— Requirements —
From the first line of the listing below, retype each line up to and including the one with "Chart.register(...registerables);"; pictures stay out.
..............................
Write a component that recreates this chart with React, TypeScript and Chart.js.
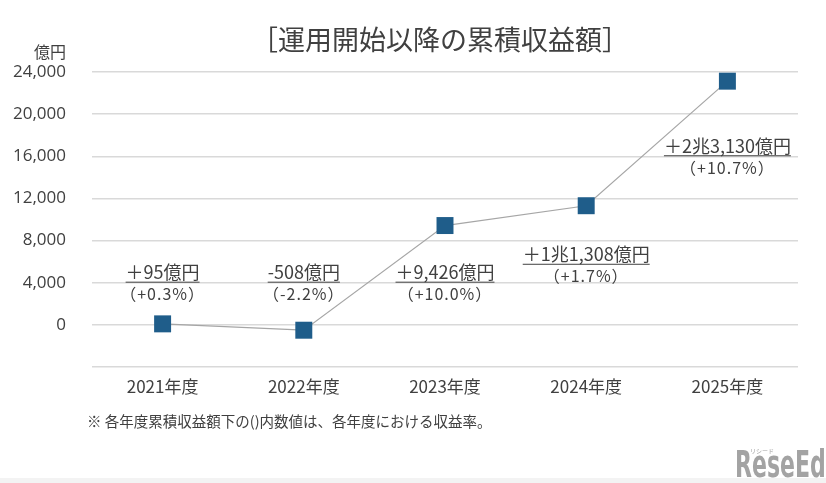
import React, { useEffect, useRef } from "react";
import { Chart, registerables } from "chart.js";

Chart.register(...registerables);

// Fiscal years and cumulative returns since launch (億円)
const fiscalYears = ["2021年度", "2022年度", "2023年度", "2024年度", "2025年度"];
const cumulativeReturns = [95, -508, 9426, 11308, 23130];
const amountLabels = ["＋95億円", "-508億円", "＋9,426億円", "＋1兆1,308億円", "＋2兆3,130億円"];
const rateLabels = ["（+0.3%）", "（-2.2%）", "（+10.0%）", "（+1.7%）", "（+10.7%）"];
// value level (億円) at which each pair of callout texts is centred
const labelLevels = [5000, 5000, 5000, 6700, 17000];

const yMin = -4000;
const yMax = 24000;
const yStep = 4000;

const titleText = "［運用開始以降の累積収益額］";
const unitText = "億円";
const noteText = "※ 各年度累積収益額下の()内数値は、各年度における収益率。";

const JP = "'Noto Sans CJK JP', 'Noto Sans', sans-serif";
const TEXT = "#404040";

const decorPlugin = {
  id: "decor",
  beforeDraw(chart: any) {
    const { ctx, width, height } = chart;
    ctx.save();
    ctx.fillStyle = "#ffffff";
    ctx.fillRect(0, 0, width, height);
    ctx.restore();
  },
  afterDatasetsDraw(chart: any) {
    const { ctx } = chart;
    const xs = chart.scales.x;
    const ys = chart.scales.y;
    ctx.save();
    ctx.fillStyle = TEXT;
    ctx.strokeStyle = TEXT;
    ctx.textAlign = "center";
    ctx.textBaseline = "middle";
    amountLabels.forEach((txt, i) => {
      const cx = xs.getPixelForValue(i);
      const cy = ys.getPixelForValue(labelLevels[i]);
      ctx.letterSpacing = "0px";
      ctx.font = `18px ${JP}`;
      ctx.fillText(txt, cx, cy);
      const w = ctx.measureText(txt).width;
      ctx.lineWidth = 1;
      ctx.beginPath();
      ctx.moveTo(cx - w / 2, cy + 10);
      ctx.lineTo(cx + w / 2, cy + 10);
      ctx.stroke();
      ctx.font = `16px ${JP}`;
      ctx.letterSpacing = "1px";
      ctx.fillText(rateLabels[i], cx, cy + 22);
    });
    ctx.letterSpacing = "0px";
    ctx.restore();
  },
  afterDraw(chart: any) {
    const { ctx, width, height } = chart;
    ctx.save();
    ctx.fillStyle = TEXT;
    ctx.textBaseline = "middle";
    // title
    ctx.font = `27px ${JP}`;
    ctx.textAlign = "center";
    ctx.fillText(titleText, 440, 40);
    // unit
    ctx.font = `16px ${JP}`;
    ctx.textAlign = "right";
    ctx.fillText(unitText, 66, 52);
    // footnote
    ctx.font = `14.5px ${JP}`;
    ctx.textAlign = "left";
    ctx.fillText(noteText, 87, 421);
    // bottom strip
    ctx.fillStyle = "#f3f3f3";
    ctx.fillRect(0, height - 5, width, 5);
    // site mark
    ctx.fillStyle = "#a3a3a3";
    ctx.font = "bold 37px 'DejaVu Sans Condensed', 'DejaVu Sans', sans-serif";
    ctx.textAlign = "left";
    ctx.textBaseline = "alphabetic";
    const k = 60 / ctx.measureText("Rese").width;
    ctx.translate(735, 477);
    ctx.scale(k, 1);
    ctx.fillText("ReseEd", 0, 0);
    ctx.setTransform(1, 0, 0, 1, 0, 0);
    ctx.font = `6px ${JP}`;
    ctx.textAlign = "center";
    ctx.fillText("リシード", 762, 453);
    ctx.restore();
  },
};

export default function App() {
  const canvasRef = useRef<HTMLCanvasElement | null>(null);

  useEffect(() => {
    document.body.style.margin = "0";
    const canvas = canvasRef.current;
    if (!canvas) return;
    const chart = new Chart(canvas, {
      type: "line",
      data: {
        labels: fiscalYears,
        datasets: [
          {
            data: cumulativeReturns,
            borderColor: "#a6a6a6",
            borderWidth: 1.2,
            pointStyle: "rect",
            pointRadius: 12,
            pointHoverRadius: 12,
            pointBackgroundColor: "#1f5d8a",
            pointBorderColor: "#1f5d8a",
            pointBorderWidth: 0,
            tension: 0,
          },
        ],
      },
      options: {
        animation: false,
        responsive: false,
        maintainAspectRatio: false,
        layout: { padding: { left: 0, right: 28, top: 72, bottom: 0 } },
        plugins: {
          legend: { display: false },
          tooltip: { enabled: false },
          title: { display: false },
        },
        scales: {
          x: {
            offset: true,
            grid: { display: false },
            border: { display: false },
            ticks: {
              color: TEXT,
              font: { family: JP, size: 17 },
              padding: 1,
              maxRotation: 0,
            },
            afterFit(scale: any) {
              scale.height = 116;
            },
          },
          y: {
            min: yMin,
            max: yMax,
            grid: { color: "#d9d9d9", lineWidth: 1.5, drawTicks: false },
            border: { display: false },
            ticks: {
              stepSize: yStep,
              color: TEXT,
              padding: 26,
              font: { family: "'Open Sans', sans-serif", size: 17 },
              callback: (v: any) => (Number(v) < 0 ? "" : Number(v).toLocaleString("en-US")),
            },
            afterFit(scale: any) {
              scale.width = 92;
            },
          },
        },
      },
      plugins: [decorPlugin],
    });
    return () => chart.destroy();
  }, []);

  return (
    <div style={{ position: "fixed", left: 0, top: 0, width: 826, height: 483 }}>
      <canvas ref={canvasRef} width={826} height={483} style={{ width: 826, height: 483 }} />
    </div>
  );
}
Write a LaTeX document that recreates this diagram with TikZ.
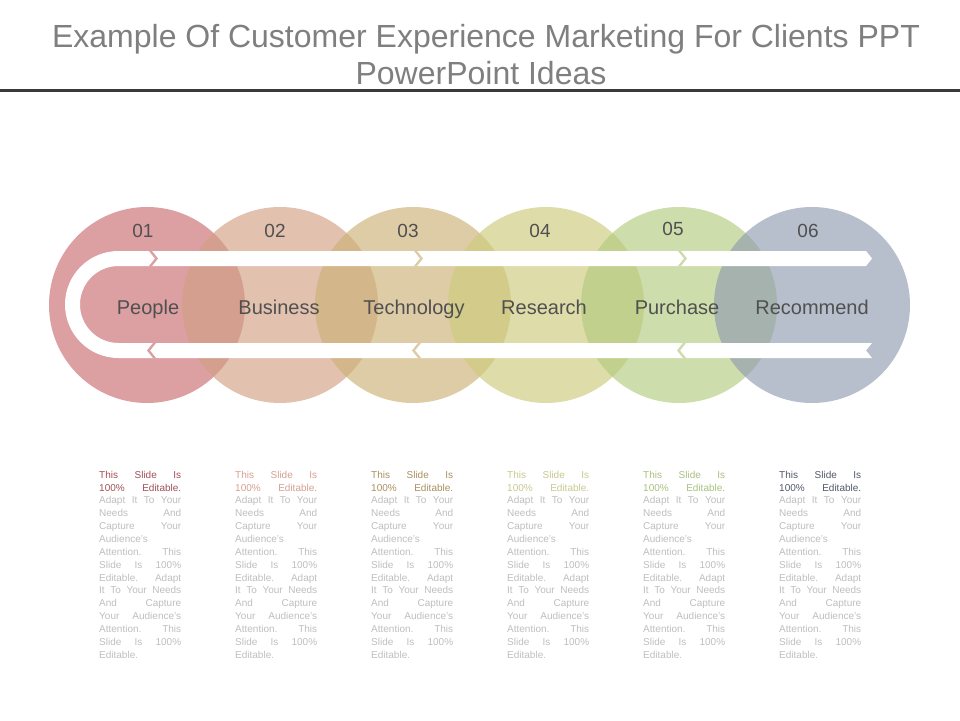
..............................
— Exercise output —
Write a component that recreates this chart with React, TypeScript and Chart.js.
import React, { useEffect, useRef } from "react";
import { Chart, registerables } from "chart.js";

Chart.register(...registerables);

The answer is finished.